Elk bull in velvet, Jasper National Park, Alberta
He looked like a furry brown lump from far away. As we drove closer, the lump resolved into a grizzly bear – shoulder hump, grizzled fur tips, and dished face. He looked well-fed and healthy, and was more interested in eating insects, wildflowers and fresh grass than cars stopping nearby. I got out and slowly approached, again to within 40 feet on my side of the highway. As I photographed, I could see this was an ID-collared bear. I followed his movements from across the highway to get the best shots. He never looked directly at me, but kept to his food hunt.
Grizzly, Jasper National Park
Then again, looking directly at another predator can be seen as aggressive behavior by a bear. Maybe he respected my presence – certainly more than I should have respected his.
Looking at my pictures later, I noticed a show of teeth with the grass hanging out of his mouth.

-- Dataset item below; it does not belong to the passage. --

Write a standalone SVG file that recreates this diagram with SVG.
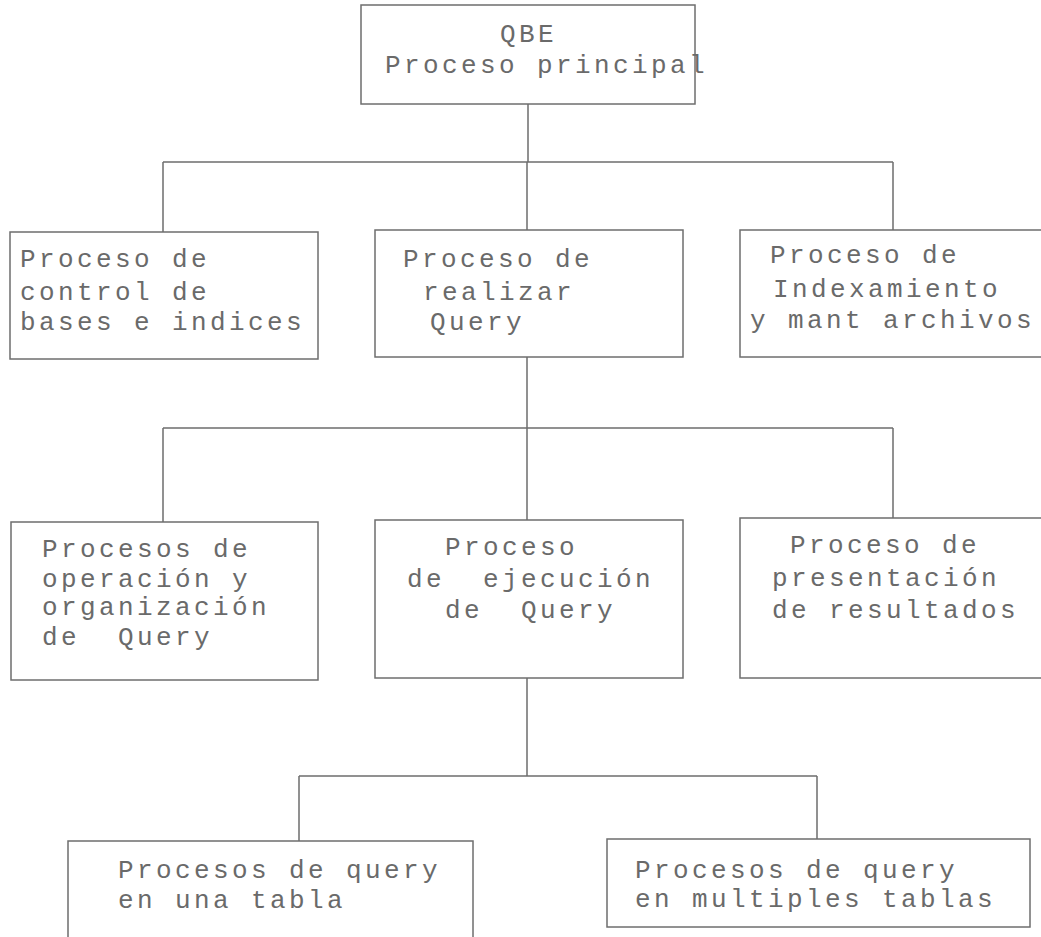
<svg xmlns="http://www.w3.org/2000/svg" width="1041" height="937" viewBox="0 0 1041 937">
<style>
.box{fill:#fff;stroke:#6e6e6e;stroke-width:1.5}
.ln{fill:none;stroke:#6e6e6e;stroke-width:1.5}
text{font-family:"Liberation Mono","DejaVu Sans Mono",monospace;font-size:26px;letter-spacing:3.4px;fill:#6a6a6a;white-space:pre}
</style>
<rect width="1041" height="937" fill="#fff"/>
<g id="connectors">
<path class="ln" d="M528 104V162M163 162H893M163 162V232M527 162V230M893 162V230"/>
<path class="ln" d="M527 357V428M163 428H893M163 428V522M527 428V520M893 428V518"/>
<path class="ln" d="M527 678V776M299 776H817M299 776V841M817 776V839"/>
</g>
<g id="n0"><rect class="box" x="361" y="5" width="334" height="99"/>
<text x="500" y="42" xml:space="preserve">QBE</text><text x="385" y="73" xml:space="preserve">Proceso principal</text></g>
<g id="n1"><rect class="box" x="10" y="232" width="308" height="127"/>
<text x="20" y="267">Proceso de</text><text x="20" y="300">control de</text><text x="20" y="330">bases e indices</text></g>
<g id="n2"><rect class="box" x="375" y="230" width="308" height="127"/>
<text x="403" y="267">Proceso de</text><text x="423" y="300">realizar</text><text x="430" y="330">Query</text></g>
<g id="n3"><rect class="box" x="740" y="230" width="310" height="127"/>
<text x="770" y="263">Proceso de</text><text x="773" y="297">Indexamiento</text><text x="750" y="328">y mant archivos</text></g>
<g id="n4"><rect class="box" x="11" y="522" width="307" height="158"/>
<text x="42" y="557">Procesos de</text><text x="42" y="587">operación y</text><text x="42" y="615">organización</text><text x="42" y="645" xml:space="preserve">de  Query</text></g>
<g id="n5"><rect class="box" x="375" y="520" width="308" height="158"/>
<text x="445" y="555">Proceso</text><text x="407" y="587" xml:space="preserve">de  ejecución</text><text x="445" y="618" xml:space="preserve">de  Query</text></g>
<g id="n6"><rect class="box" x="740" y="518" width="310" height="160"/>
<text x="790" y="553">Proceso de</text><text x="772" y="586">presentación</text><text x="772" y="618">de resultados</text></g>
<g id="n7"><rect class="box" x="68" y="841" width="405" height="110"/>
<text x="118" y="878">Procesos de query</text><text x="118" y="908">en una tabla</text></g>
<g id="n8"><rect class="box" x="607" y="839" width="423" height="88"/>
<text x="635" y="878">Procesos de query</text><text x="635" y="907">en multiples tablas</text></g>
</svg>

Teeth display can mean a nervous animal, though there were no other indications.
I realized how close I had been – too close. Photographing wildlife along a highway doesn’t cause more distraction than cars already slowing down and passing by. It’s certainly safer than a backcountry encounter. But grizzlies (and elk) are unpredictably wild. Even well-fed animals outside their normal mating season and without young to protect can become annoyed or provoked. A little caution is in order – more than I exercised.
On our way into the Park’s Whistlers Campground, an elk cow was grazing all by herself in a field. I got out with the 400mm and stalked to within 40 feet, looking for a border of blurred grass and a low hoof-level view. This was a good ending for the day, and much safer than the earlier encounters.

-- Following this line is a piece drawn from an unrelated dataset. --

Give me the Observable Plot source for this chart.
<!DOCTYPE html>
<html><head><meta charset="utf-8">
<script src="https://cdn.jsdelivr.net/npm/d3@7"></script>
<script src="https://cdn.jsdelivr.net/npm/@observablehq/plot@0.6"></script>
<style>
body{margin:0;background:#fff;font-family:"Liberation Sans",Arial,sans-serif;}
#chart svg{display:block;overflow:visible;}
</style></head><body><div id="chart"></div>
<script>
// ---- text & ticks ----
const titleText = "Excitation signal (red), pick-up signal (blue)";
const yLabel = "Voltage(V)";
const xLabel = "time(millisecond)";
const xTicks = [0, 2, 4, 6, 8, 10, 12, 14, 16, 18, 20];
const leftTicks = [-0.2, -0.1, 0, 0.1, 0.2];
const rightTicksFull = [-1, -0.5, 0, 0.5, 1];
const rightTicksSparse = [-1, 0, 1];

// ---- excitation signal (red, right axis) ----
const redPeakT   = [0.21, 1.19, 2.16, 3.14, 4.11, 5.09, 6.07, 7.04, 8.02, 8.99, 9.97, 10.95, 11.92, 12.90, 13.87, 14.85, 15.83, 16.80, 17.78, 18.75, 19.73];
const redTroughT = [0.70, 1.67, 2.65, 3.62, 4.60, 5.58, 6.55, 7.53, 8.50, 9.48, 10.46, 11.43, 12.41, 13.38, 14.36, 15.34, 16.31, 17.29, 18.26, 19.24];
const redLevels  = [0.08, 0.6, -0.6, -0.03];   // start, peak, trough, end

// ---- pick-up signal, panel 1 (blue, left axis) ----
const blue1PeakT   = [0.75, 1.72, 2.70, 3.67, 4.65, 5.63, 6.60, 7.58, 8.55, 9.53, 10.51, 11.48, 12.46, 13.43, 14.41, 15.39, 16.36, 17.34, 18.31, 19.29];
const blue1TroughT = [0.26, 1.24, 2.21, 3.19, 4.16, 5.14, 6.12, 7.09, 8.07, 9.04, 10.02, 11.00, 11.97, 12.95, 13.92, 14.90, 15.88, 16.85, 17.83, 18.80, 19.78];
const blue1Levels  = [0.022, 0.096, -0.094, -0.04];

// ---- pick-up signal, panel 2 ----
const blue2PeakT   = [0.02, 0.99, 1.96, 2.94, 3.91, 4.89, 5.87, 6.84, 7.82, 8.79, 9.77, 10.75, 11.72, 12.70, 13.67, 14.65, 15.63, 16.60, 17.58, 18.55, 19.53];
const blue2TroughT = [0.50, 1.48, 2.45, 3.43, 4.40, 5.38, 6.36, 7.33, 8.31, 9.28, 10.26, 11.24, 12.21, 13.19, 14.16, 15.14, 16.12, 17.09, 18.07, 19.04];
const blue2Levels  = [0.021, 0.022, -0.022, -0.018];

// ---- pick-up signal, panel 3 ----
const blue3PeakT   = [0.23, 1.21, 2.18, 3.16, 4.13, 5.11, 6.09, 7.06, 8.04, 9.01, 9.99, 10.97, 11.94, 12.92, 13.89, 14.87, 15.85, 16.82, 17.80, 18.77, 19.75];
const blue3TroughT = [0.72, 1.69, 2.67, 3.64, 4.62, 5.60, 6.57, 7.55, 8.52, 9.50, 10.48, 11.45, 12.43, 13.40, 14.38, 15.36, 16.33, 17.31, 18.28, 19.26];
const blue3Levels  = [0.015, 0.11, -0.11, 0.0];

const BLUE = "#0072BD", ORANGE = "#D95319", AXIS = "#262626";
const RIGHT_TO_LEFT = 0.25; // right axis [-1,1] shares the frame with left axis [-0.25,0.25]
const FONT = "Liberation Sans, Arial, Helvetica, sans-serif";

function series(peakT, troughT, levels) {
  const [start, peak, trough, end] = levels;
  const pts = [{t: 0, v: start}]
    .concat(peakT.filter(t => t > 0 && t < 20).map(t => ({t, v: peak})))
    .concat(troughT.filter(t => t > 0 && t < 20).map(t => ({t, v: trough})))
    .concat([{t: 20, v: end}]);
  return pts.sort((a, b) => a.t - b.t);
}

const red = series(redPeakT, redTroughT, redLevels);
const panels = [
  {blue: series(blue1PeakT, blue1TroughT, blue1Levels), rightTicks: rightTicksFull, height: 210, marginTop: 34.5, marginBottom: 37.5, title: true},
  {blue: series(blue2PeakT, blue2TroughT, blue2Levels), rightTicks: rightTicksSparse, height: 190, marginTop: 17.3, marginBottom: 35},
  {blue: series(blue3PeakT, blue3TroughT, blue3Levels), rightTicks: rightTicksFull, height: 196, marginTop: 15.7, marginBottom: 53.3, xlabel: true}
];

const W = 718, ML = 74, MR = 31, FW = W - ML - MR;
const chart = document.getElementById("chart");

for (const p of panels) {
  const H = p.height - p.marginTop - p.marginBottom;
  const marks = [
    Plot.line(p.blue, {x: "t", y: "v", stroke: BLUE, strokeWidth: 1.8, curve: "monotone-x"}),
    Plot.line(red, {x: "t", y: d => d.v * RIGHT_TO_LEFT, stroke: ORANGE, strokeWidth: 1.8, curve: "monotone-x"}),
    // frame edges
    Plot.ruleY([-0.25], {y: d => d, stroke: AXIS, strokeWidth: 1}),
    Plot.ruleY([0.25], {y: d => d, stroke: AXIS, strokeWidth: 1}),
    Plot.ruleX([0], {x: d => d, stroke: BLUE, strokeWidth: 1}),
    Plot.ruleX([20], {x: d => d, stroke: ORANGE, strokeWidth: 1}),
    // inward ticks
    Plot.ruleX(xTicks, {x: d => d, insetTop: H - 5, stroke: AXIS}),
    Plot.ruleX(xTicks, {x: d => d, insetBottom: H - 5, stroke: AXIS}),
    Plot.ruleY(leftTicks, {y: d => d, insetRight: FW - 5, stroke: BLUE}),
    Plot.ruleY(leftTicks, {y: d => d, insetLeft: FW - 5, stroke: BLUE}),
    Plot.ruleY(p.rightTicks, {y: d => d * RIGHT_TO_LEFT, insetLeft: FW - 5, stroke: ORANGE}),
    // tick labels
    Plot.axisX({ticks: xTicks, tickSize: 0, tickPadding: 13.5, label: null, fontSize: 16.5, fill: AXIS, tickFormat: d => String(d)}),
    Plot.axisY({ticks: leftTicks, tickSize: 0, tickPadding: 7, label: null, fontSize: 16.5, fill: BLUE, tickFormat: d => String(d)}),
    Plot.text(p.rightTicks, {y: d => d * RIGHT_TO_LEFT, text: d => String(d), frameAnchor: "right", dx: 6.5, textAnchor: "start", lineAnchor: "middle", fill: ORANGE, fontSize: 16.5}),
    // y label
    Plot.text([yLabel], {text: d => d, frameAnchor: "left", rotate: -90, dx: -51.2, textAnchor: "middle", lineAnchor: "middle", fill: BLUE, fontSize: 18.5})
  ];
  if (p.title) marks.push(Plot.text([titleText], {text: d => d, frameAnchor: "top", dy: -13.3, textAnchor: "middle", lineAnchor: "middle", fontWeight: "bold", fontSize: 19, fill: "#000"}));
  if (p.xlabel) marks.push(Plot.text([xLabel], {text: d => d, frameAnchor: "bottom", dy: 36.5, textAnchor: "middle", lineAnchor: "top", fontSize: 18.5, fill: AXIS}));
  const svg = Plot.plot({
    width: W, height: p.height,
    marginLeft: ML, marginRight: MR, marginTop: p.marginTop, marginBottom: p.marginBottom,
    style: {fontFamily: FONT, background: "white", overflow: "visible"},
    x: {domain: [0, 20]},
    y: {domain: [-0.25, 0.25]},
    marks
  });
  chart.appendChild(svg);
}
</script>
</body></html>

Elk cow, Whistlers Campground, Jasper National Park
He was always hungry, and there was a lot of good food here. So he kept eating, and ignored the noisy metal beasts and two-legged predators. He was bigger than they were anyway, and they posed no threat.
I need to contain my enthusiasm for unusual subjects in great light and remember my First Responder’s assessment – scene safety comes first. If there’s risk to me and others, I should be much more careful in my approach, or just stay in the vehicle. I was lucky this time.

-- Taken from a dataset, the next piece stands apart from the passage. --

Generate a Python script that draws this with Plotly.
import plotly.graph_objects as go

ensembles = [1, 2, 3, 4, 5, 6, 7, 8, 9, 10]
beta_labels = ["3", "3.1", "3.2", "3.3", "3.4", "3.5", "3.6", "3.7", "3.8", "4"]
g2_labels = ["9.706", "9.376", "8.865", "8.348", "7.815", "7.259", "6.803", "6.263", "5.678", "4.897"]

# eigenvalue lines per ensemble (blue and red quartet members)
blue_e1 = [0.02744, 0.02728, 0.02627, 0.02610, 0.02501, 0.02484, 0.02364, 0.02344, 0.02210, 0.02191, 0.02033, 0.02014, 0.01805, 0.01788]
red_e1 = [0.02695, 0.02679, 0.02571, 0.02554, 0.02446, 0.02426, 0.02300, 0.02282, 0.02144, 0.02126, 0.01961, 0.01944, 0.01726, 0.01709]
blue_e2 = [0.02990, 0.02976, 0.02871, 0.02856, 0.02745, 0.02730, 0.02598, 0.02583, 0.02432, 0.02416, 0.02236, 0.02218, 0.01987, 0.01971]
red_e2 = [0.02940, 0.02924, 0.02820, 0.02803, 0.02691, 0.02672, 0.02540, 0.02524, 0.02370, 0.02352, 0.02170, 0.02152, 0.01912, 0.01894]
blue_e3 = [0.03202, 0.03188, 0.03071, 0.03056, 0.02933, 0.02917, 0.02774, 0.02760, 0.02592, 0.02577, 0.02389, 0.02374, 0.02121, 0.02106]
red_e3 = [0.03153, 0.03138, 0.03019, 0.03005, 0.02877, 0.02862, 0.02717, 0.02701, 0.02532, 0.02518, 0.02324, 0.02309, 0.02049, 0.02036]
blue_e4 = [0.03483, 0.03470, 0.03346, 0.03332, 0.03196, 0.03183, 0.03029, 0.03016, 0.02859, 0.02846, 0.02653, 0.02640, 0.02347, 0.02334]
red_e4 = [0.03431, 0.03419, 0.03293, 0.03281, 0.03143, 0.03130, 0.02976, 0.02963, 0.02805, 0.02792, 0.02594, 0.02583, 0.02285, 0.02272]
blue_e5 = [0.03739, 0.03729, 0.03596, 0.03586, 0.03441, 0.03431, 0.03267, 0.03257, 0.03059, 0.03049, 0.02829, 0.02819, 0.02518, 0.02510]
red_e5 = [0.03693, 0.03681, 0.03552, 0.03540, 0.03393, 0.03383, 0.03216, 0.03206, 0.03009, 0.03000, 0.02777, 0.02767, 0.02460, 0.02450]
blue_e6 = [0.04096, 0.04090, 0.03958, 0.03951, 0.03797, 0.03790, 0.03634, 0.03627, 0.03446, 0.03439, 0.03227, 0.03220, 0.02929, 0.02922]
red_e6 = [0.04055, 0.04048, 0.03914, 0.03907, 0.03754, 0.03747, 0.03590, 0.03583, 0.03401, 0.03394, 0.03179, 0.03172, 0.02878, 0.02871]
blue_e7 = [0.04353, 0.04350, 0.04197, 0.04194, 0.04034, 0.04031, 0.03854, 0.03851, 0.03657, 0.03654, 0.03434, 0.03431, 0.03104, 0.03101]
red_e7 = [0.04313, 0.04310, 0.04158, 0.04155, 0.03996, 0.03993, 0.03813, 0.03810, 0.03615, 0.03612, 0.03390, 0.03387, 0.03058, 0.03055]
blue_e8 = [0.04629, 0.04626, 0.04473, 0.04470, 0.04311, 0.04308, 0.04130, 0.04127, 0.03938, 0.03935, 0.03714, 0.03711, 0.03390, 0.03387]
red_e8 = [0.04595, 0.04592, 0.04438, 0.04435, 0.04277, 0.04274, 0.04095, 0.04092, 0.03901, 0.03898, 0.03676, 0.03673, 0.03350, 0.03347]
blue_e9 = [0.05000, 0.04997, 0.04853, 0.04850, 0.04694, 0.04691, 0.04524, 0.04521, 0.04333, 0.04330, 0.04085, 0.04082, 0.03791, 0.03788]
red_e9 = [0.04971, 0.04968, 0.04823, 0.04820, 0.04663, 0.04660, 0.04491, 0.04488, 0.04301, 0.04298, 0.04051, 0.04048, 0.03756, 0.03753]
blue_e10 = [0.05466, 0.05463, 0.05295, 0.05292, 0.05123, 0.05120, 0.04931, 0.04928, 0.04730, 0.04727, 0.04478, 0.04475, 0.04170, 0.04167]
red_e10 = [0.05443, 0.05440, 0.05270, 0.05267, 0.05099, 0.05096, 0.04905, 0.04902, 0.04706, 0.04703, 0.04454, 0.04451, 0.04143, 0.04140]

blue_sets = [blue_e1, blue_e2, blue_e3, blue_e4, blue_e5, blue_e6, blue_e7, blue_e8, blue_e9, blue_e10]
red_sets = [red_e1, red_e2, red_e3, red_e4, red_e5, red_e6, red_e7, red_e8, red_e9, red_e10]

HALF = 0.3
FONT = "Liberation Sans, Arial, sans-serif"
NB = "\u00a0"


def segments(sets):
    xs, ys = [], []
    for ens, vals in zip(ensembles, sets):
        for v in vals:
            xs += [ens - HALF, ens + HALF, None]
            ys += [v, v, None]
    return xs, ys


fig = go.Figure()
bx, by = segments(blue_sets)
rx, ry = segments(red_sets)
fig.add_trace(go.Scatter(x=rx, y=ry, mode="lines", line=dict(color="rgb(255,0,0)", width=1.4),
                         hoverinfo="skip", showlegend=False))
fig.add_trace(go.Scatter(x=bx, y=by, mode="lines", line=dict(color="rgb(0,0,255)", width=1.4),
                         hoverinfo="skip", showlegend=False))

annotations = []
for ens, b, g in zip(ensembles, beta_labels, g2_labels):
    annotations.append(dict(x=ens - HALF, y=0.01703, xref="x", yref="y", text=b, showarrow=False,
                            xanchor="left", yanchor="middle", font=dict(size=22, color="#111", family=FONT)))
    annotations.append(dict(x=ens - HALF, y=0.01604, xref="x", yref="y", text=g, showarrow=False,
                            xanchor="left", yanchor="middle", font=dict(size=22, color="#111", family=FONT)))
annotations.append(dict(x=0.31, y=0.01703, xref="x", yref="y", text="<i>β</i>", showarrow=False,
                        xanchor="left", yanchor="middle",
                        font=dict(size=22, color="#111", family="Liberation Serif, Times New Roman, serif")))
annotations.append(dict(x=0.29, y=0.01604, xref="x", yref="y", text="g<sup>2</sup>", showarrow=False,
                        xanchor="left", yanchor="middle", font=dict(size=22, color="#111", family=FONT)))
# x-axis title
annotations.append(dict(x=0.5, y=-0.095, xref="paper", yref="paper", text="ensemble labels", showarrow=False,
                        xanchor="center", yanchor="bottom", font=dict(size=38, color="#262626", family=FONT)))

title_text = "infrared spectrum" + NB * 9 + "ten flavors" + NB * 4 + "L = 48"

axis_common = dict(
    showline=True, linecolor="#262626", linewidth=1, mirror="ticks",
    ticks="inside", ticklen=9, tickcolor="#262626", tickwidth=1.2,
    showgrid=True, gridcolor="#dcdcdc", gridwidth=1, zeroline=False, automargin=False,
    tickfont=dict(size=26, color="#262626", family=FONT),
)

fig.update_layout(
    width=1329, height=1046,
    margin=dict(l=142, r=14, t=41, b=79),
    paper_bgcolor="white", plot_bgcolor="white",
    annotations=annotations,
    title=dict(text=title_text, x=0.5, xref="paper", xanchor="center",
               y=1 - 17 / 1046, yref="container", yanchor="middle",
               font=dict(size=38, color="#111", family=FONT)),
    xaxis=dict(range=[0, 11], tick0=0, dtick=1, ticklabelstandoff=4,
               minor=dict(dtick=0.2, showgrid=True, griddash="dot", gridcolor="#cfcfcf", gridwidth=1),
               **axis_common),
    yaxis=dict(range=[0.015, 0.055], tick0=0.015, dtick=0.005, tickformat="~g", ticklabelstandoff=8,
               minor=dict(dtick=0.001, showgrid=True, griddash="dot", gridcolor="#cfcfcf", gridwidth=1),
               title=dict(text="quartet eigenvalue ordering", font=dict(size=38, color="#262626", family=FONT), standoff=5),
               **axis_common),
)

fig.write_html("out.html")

I also need to avoid disturbing wildlife. This wasn’t really a factor beside a busy highway, but it is almost anywhere else. Wildlife feeling threatened or disturbed may abandon young or attack to defend themselves. Especially with birds, parents may abandon nestlings if there’s too much disturbance near the nest.
I used a 400mm f/4 DO IS on a full-frame EOS 5D mk II dSLR for the wildlife pictures. When I earlier tried the 400mm on a crop-sensor EOS 7D, I couldn’t get an entire elk in the frame. So I switched to full-frame. The elk bulls were backlit with rim highlights, so I used 1/3 stop overexposure to brighten shadows in aperture priority. I needed ISO 2000 to get hand-holdable shutter speeds, and shot at f/8 to insure I had sharpness on the elk but limited depth of field. No special stealth, stalking or waiting in place was needed or advised – all subjects were more concerned with eating, and habituated to auto traffic on the highway. I don’t want to surprise large mammals anyway – that’s dangerous.
With the grizzly pictures especially, I would take the time to remove the stray grass in the foreground for publication. This enhances the picture without disturbing the integrity of the animal representation.